As well as fighting back over Amazon’s control on book sales, Eggers said he wanted to “drive a few people to look around the corner and see that there’s a little store there that might benefit from a purchase or two.”

Eggers claimed that Amazon has been "kicking sand in the face of independent bookstores for decades now."
Eggers claimed Amazon has been “kicking sand in the face of independent bookstores for decades now.”
Christopher Sadowski

“Without them, we wouldn’t exist,” he told Vanity Fair, recalling his early days hauling McSweeney’s magazine around on the subway and going to “any community bookstore in Brooklyn or St. Mark’s Bookshop in downtown Manhattan, or Shakespeare & Company, and just say, Hey, you want this? And they would say, sure, and that was it.”

“It was this unbelievably human process,” he recalled.

“It’s a small gesture but more so than anything it’s a way to partner with the bookstores that made McSweeney’s possible,” he said of his block on Amazon.
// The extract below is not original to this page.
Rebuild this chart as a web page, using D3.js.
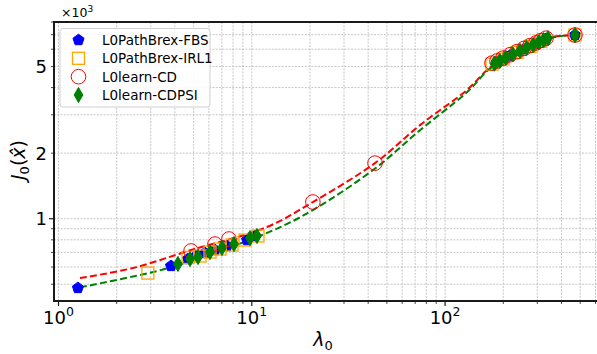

Still, despite his efforts, “The Every” will eventually make it into Amazon’s online store when it is released as a paperback and ebook next month, without the exclusive covers of the hardback.

Not that Eggers is likely to see it often: He still uses a dated flip phone, only recently got Wi-Fi and writes on a nearly 20-year-old laptop that has “never been connected to the internet,” he told the LA Times.

McSweeney’s publisher Amanda Uhle conceded to the New York Times that the initial ban is “not going to break the whole system.”

“We’re not trying to do that. But if we have opened a door for someone to walk outside and into the shop around the corner from them, and discover what’s there, that’s a win,” Uhle said.